What unsettles me more than any subscription question is this: it was a reasonable research problem, the kind that could anchor part of a thesis, and with the idea in hand it fell in a session. That moves the bar for what counts as a worthwhile problem, but only along one axis. Such a problem used to be hard because you needed a good idea and weeks of execution not everyone could pull off. The execution axis drained. The questions that hold their value are the ones where the idea is the bottleneck: where the right question isn’t obvious, where the result is a new framework rather than a computation inside an existing one.

If you’re a graduate student reading this with your stomach dropping, that last sentence is the move: orient toward problems where the hard part is the question, and treat your developing taste, not your execution speed, as the thing you’re actually in school to build. And if you’re a postdoc, I won’t pretend the bind away: you’re being judged right now, on the market, by the old metrics of output and technical difficulty, even as the ground shifts to reward something else. That tension is real and it’s unfair, and the people who navigate it best will be the ones who can do both, produce on the current terms while visibly building the next-generation skill.

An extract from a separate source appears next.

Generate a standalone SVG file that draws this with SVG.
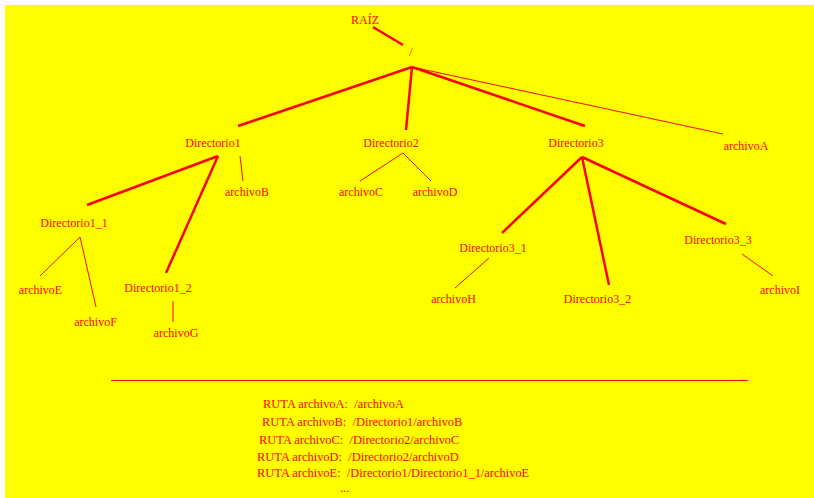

Which brings me to the part I find hardest. I can’t give my students the advice I was given. Part of what made a good thesis problem good was that it was hard enough to occupy a capable person for an extended period of time, and that property is now, sometimes, exactly what’s automatable. The reflex is to hunt for ever-harder execution problems to keep students busy. I think that runs the wrong direction. My working hypothesis, and it is a hypothesis, is that we now have to teach explicitly what used to develop implicitly through grinding: taste, the generation of good questions, the judgment to catch a slick proof that’s quietly wrong. You used to acquire those because you spent six weeks in the weeds and came to know the terrain; when the six weeks compress, that terrain-knowledge doesn’t accumulate the same way. In practice, for me, that’s starting to look like three things I can actually assign: have a student generate questions and practice telling which are worth pursuing; hand them an AI-generated proof with a planted error and have them find it; and make them do the idea-generation under conditions where the tool can’t shortcut it, so the muscle develops. The student who can find the error in a proof that looks right is doing exactly the thing the machine can’t do for itself.

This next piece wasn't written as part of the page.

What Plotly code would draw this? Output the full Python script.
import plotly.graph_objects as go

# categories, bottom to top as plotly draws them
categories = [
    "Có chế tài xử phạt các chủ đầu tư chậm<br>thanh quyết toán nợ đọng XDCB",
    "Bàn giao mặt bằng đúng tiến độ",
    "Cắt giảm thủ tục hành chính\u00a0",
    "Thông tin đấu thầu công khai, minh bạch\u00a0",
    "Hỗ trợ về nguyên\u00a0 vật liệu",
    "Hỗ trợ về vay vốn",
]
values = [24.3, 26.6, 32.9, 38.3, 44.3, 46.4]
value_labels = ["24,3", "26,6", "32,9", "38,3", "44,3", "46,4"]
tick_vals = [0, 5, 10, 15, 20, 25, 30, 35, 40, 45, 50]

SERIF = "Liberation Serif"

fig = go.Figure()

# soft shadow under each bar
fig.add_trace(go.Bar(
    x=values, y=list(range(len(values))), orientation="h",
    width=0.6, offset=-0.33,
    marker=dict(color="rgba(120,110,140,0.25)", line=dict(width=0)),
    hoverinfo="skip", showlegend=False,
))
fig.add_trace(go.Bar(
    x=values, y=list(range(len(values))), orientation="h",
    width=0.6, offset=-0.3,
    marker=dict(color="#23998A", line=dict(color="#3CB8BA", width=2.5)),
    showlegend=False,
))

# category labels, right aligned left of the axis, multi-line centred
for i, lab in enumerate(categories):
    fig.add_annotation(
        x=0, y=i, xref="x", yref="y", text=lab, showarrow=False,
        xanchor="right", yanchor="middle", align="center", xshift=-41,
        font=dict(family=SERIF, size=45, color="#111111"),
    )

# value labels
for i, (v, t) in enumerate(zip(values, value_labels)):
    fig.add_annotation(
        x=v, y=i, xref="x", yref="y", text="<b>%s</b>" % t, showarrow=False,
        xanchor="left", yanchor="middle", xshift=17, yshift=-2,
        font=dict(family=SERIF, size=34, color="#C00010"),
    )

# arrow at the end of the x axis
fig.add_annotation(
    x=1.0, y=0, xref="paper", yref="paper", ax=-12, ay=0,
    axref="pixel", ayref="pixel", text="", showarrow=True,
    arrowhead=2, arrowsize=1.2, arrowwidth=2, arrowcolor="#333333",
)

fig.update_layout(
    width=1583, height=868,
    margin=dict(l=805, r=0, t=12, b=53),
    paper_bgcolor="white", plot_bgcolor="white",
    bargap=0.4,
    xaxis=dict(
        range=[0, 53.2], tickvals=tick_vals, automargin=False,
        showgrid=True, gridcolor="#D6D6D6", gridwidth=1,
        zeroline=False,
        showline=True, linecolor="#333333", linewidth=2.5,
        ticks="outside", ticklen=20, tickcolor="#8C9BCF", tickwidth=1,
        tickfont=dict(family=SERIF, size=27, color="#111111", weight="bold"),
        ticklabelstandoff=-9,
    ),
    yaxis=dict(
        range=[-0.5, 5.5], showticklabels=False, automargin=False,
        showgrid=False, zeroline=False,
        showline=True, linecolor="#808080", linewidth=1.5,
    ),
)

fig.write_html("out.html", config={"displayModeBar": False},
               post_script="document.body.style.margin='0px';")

And “stay current with the tools” sounds like a treadmill. If it means tracking every model release, it is one, and the wrong target. The durable skill is a calibrated sense of the boundary: for a given task, knowing whether the tool will help, mislead, or fail, and updating that sense as the tools move. By that definition this whole episode was fluency working, not failing. I was surprised; I noticed; I extracted the lesson and changed how I work. That loop, get surprised, locate the boundary that moved, update, is the skill. The discomfort of feeling not-quite-current isn’t evidence you’re behind. It’s what staying calibrated feels like from the inside.

Two people saw the same path up the same mountain. One climbed it by hand; the other took a faster route up the same face. Neither found the path for the other, that still had to come from a person at the bottom, looking up, knowing which way was worth going. That part hasn’t changed. Everything else, apparently, has.